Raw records
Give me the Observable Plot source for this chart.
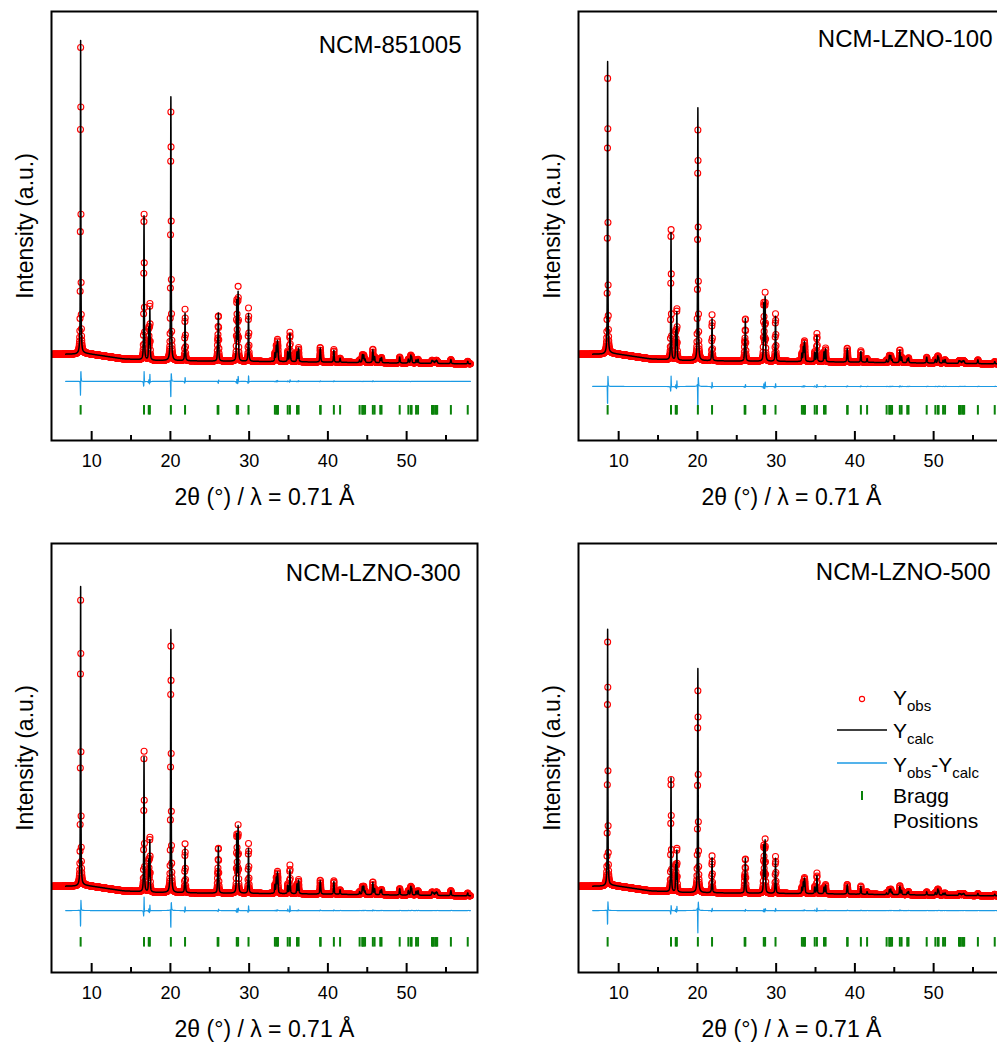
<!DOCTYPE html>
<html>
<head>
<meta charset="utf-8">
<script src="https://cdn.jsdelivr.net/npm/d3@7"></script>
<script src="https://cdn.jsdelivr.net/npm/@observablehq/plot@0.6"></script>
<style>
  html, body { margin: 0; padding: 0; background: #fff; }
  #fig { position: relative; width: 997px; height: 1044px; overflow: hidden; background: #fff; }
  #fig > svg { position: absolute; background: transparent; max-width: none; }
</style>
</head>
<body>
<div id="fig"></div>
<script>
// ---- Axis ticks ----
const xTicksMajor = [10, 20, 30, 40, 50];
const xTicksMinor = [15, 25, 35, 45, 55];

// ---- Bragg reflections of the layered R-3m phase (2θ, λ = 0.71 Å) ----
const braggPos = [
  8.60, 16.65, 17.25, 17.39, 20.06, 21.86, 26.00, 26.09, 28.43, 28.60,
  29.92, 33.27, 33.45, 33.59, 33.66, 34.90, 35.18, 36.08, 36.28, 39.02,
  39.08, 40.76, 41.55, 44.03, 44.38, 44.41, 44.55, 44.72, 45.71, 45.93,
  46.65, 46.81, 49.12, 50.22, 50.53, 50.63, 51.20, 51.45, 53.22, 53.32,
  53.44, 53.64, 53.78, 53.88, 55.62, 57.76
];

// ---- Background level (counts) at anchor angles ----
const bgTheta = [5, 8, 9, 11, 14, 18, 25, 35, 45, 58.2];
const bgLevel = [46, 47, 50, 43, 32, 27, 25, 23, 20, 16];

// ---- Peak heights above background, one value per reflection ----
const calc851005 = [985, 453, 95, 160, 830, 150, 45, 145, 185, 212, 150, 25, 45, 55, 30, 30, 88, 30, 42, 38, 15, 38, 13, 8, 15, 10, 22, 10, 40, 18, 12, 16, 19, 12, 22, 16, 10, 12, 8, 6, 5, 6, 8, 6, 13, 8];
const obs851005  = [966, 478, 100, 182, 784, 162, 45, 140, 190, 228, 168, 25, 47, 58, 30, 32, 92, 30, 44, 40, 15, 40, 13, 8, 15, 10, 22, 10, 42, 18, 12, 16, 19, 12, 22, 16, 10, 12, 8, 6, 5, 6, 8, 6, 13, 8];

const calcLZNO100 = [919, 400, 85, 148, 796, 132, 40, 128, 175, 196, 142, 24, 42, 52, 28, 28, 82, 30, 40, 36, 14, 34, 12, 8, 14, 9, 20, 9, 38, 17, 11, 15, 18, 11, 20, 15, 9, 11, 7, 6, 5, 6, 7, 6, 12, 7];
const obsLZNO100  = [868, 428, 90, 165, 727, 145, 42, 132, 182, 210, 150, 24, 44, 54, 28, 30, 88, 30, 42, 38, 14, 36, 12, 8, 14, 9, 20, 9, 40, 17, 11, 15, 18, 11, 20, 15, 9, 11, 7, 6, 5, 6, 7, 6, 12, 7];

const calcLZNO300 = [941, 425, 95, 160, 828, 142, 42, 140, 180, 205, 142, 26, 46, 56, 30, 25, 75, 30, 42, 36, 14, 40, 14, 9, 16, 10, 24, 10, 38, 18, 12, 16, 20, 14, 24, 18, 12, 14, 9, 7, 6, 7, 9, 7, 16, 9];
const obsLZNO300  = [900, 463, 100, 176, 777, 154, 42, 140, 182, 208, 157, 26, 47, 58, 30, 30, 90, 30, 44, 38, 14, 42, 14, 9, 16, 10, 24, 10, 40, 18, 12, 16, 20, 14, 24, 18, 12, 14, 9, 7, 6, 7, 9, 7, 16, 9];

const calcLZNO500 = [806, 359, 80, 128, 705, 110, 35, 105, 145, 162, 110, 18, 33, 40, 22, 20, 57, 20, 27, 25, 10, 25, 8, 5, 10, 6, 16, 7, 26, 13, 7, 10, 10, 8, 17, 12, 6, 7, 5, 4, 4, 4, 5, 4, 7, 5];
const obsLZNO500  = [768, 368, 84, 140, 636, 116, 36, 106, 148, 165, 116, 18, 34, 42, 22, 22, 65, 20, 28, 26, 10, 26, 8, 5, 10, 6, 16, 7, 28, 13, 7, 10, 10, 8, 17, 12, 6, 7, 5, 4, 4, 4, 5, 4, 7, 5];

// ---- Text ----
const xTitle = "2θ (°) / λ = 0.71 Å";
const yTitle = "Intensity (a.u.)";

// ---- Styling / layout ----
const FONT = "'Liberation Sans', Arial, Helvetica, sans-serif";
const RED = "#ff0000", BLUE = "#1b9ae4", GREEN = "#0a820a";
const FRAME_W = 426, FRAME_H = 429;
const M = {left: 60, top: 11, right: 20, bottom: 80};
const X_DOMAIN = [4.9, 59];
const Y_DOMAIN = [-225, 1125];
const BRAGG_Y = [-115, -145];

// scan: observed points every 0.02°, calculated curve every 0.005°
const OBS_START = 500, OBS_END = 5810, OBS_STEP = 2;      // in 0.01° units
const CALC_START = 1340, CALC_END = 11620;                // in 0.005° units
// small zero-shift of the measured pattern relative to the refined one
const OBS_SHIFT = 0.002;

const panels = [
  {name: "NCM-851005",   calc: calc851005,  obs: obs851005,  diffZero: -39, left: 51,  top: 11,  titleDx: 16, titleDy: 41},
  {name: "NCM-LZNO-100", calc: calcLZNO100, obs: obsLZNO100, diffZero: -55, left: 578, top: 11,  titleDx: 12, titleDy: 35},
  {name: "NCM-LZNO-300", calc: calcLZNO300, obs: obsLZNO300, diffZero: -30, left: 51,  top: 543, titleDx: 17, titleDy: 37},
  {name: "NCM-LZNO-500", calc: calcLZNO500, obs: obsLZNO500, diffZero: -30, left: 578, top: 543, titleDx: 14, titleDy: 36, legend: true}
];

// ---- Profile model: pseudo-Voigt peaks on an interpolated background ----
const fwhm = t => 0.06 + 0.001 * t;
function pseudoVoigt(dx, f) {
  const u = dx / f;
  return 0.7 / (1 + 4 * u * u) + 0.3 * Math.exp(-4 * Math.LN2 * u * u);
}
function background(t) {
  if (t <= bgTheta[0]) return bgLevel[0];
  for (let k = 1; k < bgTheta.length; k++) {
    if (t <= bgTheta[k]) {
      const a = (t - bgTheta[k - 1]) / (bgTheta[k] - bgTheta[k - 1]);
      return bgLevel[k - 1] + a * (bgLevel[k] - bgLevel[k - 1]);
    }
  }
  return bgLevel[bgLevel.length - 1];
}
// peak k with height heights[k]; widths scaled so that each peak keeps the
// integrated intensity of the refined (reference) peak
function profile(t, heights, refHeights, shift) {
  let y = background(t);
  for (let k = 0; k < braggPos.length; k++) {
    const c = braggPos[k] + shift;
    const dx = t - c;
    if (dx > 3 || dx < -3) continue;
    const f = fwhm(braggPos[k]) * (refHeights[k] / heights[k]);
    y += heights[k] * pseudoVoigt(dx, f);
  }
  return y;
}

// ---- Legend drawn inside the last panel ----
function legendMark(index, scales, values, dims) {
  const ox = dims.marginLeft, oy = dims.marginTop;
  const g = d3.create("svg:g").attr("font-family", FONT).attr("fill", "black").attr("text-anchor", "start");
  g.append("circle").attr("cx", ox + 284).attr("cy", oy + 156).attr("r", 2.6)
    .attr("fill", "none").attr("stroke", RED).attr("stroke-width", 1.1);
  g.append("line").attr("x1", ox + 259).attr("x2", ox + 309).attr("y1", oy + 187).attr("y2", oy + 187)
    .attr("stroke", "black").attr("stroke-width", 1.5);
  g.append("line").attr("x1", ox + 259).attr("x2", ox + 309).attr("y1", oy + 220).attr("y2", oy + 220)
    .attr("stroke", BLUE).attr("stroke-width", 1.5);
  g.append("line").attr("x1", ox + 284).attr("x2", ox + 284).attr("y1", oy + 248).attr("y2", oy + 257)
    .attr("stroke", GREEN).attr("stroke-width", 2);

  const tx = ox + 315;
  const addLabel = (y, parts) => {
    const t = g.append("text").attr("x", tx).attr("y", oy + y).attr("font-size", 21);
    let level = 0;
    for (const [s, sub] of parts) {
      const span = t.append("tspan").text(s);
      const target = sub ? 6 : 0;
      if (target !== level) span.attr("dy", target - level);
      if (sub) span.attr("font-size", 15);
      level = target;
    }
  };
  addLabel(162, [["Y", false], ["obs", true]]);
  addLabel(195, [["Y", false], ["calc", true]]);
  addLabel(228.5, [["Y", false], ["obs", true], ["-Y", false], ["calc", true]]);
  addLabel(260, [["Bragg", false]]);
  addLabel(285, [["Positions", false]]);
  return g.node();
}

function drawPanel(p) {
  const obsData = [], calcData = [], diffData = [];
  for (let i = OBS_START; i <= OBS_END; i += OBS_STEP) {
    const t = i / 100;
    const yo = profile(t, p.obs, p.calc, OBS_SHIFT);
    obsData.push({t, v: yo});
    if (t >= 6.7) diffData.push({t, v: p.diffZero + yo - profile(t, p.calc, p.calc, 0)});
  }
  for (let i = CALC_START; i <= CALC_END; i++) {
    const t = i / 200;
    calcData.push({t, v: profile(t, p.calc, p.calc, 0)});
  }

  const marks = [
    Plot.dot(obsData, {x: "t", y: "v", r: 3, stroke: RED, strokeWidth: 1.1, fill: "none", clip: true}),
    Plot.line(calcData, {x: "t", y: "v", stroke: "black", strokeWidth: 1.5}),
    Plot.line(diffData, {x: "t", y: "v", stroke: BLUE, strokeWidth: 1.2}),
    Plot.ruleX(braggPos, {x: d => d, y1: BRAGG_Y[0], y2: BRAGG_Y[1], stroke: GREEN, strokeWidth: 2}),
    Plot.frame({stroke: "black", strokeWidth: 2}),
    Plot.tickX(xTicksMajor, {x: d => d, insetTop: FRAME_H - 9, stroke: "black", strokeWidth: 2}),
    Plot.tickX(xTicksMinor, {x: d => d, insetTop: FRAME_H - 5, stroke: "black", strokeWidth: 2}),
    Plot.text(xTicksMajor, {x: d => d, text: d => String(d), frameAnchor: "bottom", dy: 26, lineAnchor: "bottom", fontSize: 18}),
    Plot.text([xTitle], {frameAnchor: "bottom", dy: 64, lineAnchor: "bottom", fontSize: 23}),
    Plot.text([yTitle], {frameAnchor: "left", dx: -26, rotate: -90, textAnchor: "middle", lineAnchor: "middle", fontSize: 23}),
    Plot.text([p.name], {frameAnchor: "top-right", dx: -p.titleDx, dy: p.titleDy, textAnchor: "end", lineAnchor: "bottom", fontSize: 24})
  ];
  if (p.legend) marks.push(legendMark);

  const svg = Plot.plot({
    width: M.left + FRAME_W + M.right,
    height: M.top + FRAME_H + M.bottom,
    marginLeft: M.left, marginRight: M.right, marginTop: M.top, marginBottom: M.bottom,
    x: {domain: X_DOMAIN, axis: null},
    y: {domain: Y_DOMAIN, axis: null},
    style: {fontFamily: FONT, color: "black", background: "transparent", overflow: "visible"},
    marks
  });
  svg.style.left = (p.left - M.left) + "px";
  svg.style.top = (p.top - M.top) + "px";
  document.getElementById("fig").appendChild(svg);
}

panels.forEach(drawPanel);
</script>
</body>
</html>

--

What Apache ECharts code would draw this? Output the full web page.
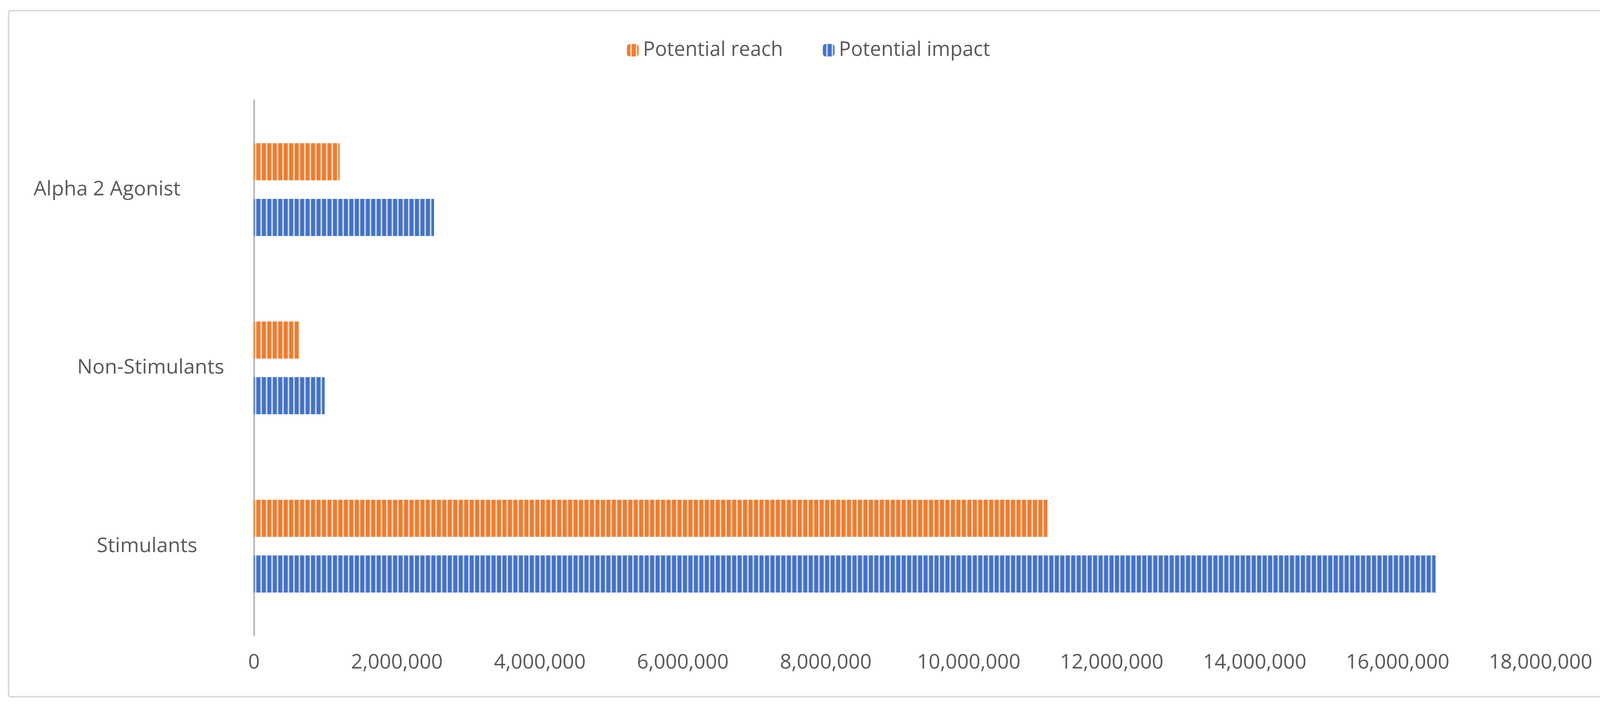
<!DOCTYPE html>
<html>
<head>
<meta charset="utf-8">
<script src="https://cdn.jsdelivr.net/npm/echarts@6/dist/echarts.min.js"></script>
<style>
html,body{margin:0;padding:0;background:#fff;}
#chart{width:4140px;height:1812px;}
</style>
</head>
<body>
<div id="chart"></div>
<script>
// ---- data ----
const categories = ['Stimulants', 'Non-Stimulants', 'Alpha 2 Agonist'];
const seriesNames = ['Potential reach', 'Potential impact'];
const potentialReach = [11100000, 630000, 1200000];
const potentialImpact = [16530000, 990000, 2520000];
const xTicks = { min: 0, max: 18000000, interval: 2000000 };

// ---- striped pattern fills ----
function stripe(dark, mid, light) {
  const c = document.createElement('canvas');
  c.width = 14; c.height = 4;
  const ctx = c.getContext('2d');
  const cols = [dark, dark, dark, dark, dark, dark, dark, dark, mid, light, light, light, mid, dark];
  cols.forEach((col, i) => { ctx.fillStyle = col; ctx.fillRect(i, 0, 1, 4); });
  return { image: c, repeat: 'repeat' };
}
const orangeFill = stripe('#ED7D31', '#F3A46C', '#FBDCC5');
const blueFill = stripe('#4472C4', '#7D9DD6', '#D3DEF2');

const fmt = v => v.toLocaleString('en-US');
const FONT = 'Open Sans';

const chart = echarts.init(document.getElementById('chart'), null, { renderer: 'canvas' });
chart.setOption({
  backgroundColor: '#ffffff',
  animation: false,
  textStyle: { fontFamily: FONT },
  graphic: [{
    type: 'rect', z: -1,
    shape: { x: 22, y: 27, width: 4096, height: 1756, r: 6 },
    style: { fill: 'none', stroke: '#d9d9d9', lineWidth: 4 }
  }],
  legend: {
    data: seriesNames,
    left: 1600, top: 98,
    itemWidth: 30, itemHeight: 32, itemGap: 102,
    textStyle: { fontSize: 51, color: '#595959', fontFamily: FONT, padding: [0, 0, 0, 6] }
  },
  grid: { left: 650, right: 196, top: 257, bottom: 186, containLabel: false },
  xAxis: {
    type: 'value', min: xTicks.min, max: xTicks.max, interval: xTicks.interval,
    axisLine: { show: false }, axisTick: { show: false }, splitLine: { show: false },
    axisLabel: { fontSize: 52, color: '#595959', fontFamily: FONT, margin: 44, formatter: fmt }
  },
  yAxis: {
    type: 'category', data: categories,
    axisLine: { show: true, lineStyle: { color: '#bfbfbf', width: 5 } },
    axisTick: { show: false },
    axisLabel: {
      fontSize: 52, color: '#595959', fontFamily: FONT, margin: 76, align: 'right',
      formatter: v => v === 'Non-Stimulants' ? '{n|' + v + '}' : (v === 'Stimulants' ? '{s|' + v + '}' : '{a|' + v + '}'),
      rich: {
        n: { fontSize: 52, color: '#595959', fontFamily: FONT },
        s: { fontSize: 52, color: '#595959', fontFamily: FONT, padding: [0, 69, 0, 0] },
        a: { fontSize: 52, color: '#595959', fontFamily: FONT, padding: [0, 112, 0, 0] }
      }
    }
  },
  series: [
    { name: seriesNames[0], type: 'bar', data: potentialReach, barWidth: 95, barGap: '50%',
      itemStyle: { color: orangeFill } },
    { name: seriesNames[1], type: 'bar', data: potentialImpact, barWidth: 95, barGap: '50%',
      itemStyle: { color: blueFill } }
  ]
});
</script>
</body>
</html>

> [Stated problem] Find the word "this" in the entries, and copy every line it shows up in.

> [Answer]
Give me the Observable Plot source for this chart.
What Apache ECharts code would draw this? Output the full web page.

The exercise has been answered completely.